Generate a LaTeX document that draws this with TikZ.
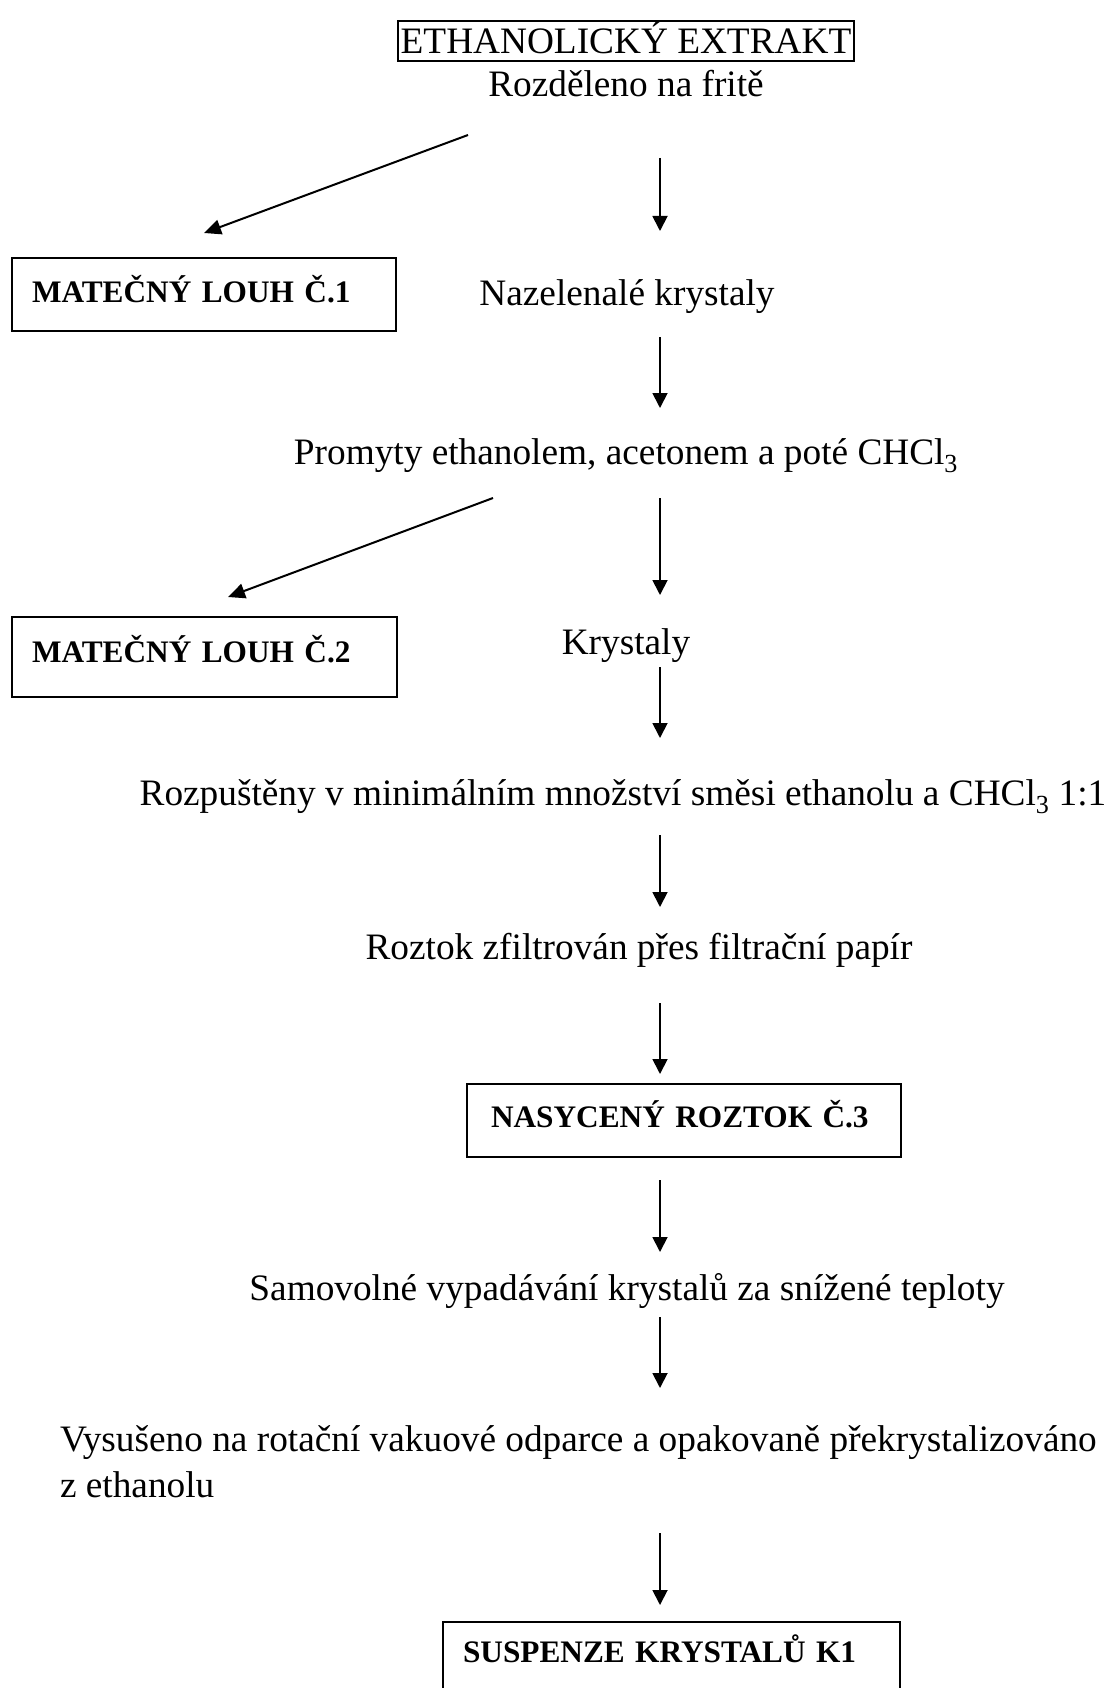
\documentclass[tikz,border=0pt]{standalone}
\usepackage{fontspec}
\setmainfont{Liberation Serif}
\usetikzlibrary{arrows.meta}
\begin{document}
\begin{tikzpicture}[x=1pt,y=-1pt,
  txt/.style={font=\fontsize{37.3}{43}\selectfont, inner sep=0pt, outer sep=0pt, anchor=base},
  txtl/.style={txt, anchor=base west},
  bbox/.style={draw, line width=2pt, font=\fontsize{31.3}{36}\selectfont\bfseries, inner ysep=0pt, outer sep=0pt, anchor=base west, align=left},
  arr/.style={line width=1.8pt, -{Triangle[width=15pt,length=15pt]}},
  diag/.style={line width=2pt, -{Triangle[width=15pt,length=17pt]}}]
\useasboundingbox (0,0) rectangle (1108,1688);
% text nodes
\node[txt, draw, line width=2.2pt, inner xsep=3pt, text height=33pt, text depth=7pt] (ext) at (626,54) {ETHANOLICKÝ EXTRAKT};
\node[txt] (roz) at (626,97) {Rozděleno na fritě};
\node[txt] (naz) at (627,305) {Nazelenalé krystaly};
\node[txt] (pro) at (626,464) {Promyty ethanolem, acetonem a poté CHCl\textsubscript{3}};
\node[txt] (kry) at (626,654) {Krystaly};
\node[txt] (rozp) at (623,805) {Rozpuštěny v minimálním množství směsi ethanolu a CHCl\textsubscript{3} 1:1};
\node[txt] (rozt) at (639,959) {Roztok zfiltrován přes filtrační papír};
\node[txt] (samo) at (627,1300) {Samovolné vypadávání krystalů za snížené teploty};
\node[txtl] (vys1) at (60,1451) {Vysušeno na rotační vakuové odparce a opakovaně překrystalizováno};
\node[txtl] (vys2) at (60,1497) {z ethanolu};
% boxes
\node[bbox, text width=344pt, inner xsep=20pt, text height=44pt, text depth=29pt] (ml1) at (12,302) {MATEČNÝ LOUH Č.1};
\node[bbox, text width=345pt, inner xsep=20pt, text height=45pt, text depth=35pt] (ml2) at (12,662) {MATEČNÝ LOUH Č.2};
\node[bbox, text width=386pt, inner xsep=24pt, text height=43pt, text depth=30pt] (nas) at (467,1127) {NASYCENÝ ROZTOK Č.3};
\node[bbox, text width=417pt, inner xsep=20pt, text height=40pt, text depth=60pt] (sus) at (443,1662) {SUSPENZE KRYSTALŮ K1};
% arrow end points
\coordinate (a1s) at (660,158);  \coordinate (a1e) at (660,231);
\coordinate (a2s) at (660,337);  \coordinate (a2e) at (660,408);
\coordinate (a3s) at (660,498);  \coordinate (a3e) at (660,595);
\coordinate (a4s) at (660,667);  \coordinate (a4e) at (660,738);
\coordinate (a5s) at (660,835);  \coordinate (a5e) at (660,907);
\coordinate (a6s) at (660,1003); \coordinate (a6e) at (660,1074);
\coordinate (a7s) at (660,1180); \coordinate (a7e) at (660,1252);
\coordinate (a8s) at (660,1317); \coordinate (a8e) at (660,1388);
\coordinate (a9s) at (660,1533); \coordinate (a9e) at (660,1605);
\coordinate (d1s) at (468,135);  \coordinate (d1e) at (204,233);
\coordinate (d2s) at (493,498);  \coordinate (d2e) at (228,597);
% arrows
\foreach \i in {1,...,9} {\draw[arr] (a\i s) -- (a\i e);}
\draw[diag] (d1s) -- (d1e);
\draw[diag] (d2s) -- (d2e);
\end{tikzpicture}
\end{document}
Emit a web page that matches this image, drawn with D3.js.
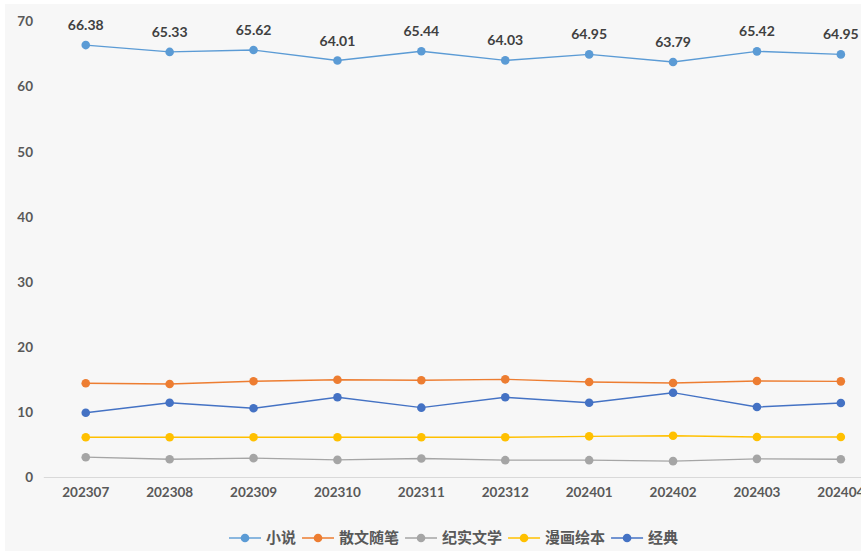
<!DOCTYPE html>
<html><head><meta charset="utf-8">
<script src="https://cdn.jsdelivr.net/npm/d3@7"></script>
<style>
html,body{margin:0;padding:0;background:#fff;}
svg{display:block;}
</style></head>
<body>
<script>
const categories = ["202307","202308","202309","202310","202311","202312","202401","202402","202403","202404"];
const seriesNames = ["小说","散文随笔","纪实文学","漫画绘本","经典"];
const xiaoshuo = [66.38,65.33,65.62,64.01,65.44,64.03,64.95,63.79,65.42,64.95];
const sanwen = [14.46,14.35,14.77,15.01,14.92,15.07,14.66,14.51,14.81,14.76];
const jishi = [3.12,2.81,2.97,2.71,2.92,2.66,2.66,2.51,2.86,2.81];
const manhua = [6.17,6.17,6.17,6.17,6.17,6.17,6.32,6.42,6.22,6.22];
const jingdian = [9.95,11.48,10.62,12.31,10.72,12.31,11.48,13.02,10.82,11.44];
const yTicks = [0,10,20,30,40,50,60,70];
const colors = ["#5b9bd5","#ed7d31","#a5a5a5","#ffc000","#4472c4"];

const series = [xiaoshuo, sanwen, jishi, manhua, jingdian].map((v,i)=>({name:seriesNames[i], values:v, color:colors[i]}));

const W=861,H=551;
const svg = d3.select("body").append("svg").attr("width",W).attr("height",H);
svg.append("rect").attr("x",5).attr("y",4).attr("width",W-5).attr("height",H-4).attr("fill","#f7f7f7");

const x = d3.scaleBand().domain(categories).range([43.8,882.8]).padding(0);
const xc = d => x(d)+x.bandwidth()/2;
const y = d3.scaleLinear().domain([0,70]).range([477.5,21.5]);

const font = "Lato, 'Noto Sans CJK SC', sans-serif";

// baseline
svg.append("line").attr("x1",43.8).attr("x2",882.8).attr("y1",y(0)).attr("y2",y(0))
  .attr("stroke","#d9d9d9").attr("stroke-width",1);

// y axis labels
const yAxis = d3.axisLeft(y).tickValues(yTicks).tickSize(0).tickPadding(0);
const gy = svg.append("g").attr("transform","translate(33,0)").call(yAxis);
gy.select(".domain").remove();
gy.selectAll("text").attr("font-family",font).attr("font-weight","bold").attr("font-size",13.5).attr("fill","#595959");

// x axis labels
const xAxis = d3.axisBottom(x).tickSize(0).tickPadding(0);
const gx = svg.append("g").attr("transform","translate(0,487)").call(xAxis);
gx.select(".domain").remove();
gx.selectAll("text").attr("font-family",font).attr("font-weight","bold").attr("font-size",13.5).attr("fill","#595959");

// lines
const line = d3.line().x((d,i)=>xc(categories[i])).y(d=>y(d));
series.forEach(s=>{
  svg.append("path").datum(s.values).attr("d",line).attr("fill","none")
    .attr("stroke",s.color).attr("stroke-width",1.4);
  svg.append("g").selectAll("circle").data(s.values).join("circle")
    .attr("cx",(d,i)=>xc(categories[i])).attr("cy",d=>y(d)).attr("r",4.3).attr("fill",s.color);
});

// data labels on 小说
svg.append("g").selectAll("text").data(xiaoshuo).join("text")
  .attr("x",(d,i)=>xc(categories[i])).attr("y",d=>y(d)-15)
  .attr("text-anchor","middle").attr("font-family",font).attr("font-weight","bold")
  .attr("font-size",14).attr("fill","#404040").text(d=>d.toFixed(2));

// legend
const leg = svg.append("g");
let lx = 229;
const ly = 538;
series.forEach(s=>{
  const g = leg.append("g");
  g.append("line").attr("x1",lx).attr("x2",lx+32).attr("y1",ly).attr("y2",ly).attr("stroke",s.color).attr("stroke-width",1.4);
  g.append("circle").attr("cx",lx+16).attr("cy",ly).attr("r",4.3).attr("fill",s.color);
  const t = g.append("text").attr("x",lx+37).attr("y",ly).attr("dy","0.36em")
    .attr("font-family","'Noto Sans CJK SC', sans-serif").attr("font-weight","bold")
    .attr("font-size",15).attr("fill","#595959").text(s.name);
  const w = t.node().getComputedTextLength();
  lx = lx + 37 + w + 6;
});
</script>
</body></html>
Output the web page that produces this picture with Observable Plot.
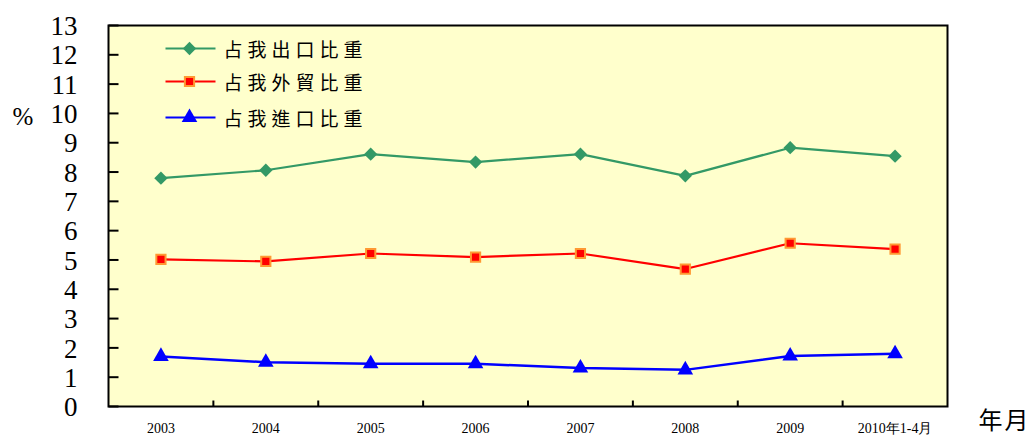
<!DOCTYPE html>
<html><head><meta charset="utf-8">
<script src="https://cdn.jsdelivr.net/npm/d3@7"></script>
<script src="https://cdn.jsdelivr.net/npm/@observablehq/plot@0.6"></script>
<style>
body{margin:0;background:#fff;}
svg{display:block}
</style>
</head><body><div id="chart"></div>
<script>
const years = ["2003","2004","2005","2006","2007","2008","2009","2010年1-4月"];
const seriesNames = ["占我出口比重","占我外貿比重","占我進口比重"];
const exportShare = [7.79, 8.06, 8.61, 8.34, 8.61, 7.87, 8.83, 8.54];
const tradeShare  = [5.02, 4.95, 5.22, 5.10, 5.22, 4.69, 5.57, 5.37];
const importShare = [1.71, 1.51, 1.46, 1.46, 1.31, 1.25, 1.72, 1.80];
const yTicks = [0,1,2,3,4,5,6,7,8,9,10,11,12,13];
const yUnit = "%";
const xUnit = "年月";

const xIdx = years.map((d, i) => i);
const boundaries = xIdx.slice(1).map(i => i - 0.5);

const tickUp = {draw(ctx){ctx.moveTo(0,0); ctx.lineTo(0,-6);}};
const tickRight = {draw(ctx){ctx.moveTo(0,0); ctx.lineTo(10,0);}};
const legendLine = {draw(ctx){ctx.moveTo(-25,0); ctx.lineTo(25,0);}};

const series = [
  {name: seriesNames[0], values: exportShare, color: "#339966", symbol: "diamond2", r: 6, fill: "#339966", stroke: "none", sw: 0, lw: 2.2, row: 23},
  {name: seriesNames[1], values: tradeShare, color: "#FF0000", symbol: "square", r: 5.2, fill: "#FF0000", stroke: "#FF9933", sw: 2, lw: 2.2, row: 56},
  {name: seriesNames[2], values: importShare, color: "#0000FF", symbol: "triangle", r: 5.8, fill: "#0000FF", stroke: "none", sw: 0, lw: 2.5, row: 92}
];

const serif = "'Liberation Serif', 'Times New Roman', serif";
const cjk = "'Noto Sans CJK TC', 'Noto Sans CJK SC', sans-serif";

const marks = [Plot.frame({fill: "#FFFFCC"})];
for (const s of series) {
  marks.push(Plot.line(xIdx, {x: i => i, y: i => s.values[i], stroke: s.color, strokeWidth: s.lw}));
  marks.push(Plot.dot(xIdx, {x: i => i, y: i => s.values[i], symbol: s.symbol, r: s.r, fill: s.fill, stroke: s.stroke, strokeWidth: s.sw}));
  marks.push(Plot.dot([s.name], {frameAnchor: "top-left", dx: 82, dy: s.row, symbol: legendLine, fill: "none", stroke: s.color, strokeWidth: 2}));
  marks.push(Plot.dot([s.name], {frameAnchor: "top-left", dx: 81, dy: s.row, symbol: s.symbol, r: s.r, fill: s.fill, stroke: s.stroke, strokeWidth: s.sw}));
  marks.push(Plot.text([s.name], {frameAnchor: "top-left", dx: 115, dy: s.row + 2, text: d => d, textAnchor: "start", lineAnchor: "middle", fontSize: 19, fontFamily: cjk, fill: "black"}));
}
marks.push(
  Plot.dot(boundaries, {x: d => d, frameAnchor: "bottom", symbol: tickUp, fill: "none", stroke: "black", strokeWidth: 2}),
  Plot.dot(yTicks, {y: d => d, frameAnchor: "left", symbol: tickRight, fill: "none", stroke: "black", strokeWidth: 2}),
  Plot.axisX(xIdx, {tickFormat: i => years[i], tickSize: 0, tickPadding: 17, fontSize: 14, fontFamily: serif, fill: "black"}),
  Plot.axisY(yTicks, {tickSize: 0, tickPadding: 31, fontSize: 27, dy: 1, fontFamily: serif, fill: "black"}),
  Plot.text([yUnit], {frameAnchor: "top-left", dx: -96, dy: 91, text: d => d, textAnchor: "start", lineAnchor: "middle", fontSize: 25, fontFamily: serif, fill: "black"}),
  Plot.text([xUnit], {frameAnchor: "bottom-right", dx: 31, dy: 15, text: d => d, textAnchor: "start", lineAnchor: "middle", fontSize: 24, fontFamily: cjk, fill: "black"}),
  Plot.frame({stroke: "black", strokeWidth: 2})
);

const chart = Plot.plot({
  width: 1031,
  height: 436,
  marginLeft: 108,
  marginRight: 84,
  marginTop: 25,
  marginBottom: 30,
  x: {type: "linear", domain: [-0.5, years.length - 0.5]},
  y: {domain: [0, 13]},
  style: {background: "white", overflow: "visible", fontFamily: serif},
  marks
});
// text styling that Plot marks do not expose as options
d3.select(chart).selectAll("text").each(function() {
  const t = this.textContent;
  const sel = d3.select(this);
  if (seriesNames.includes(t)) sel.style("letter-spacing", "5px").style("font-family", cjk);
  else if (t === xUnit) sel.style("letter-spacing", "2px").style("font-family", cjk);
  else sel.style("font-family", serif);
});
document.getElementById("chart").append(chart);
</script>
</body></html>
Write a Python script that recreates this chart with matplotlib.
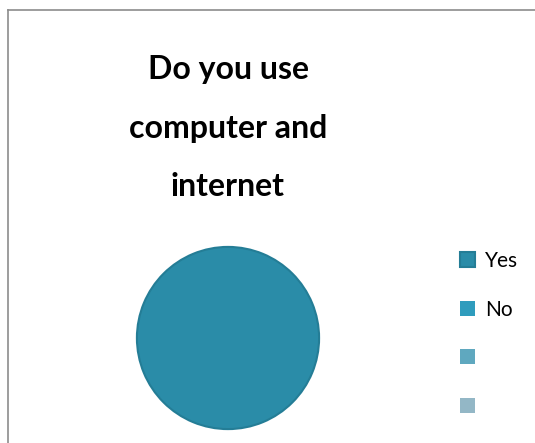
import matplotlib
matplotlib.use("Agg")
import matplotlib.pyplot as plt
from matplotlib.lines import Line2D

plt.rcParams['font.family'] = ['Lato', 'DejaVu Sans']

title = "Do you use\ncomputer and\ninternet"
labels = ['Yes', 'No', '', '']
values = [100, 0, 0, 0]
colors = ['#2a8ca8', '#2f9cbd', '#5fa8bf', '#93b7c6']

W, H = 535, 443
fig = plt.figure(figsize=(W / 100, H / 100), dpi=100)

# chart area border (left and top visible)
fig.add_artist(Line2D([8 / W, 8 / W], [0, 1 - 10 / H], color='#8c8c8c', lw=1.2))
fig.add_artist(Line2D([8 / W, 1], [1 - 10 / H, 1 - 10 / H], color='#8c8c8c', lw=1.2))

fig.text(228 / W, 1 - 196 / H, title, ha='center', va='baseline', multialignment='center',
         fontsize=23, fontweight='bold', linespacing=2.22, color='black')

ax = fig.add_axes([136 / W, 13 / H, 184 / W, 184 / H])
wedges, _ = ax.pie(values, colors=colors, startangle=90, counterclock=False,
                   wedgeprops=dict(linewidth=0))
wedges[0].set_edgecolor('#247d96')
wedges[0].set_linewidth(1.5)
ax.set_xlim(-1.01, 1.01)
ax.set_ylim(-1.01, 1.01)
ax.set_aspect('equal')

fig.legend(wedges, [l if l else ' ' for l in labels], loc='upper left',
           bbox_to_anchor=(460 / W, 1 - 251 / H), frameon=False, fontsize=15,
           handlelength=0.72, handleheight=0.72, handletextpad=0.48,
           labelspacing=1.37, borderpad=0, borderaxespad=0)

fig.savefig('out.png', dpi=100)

◆ Aim of the task
The first line to copy holds "Write a Python", and the last holds "fig = plt.figure(figsize=(W". Copy them and the lines between exactly, leaving out pictures.

◆ Full answer
Write a Python script that recreates this chart with matplotlib.
import matplotlib
matplotlib.use("Agg")
import matplotlib.pyplot as plt
from matplotlib.lines import Line2D

plt.rcParams['font.family'] = ['Lato', 'DejaVu Sans']

title = "Do you use\ncomputer and\ninternet"
labels = ['Yes', 'No', '', '']
values = [100, 0, 0, 0]
colors = ['#2a8ca8', '#2f9cbd', '#5fa8bf', '#93b7c6']

W, H = 535, 443
fig = plt.figure(figsize=(W / 100, H / 100), dpi=100)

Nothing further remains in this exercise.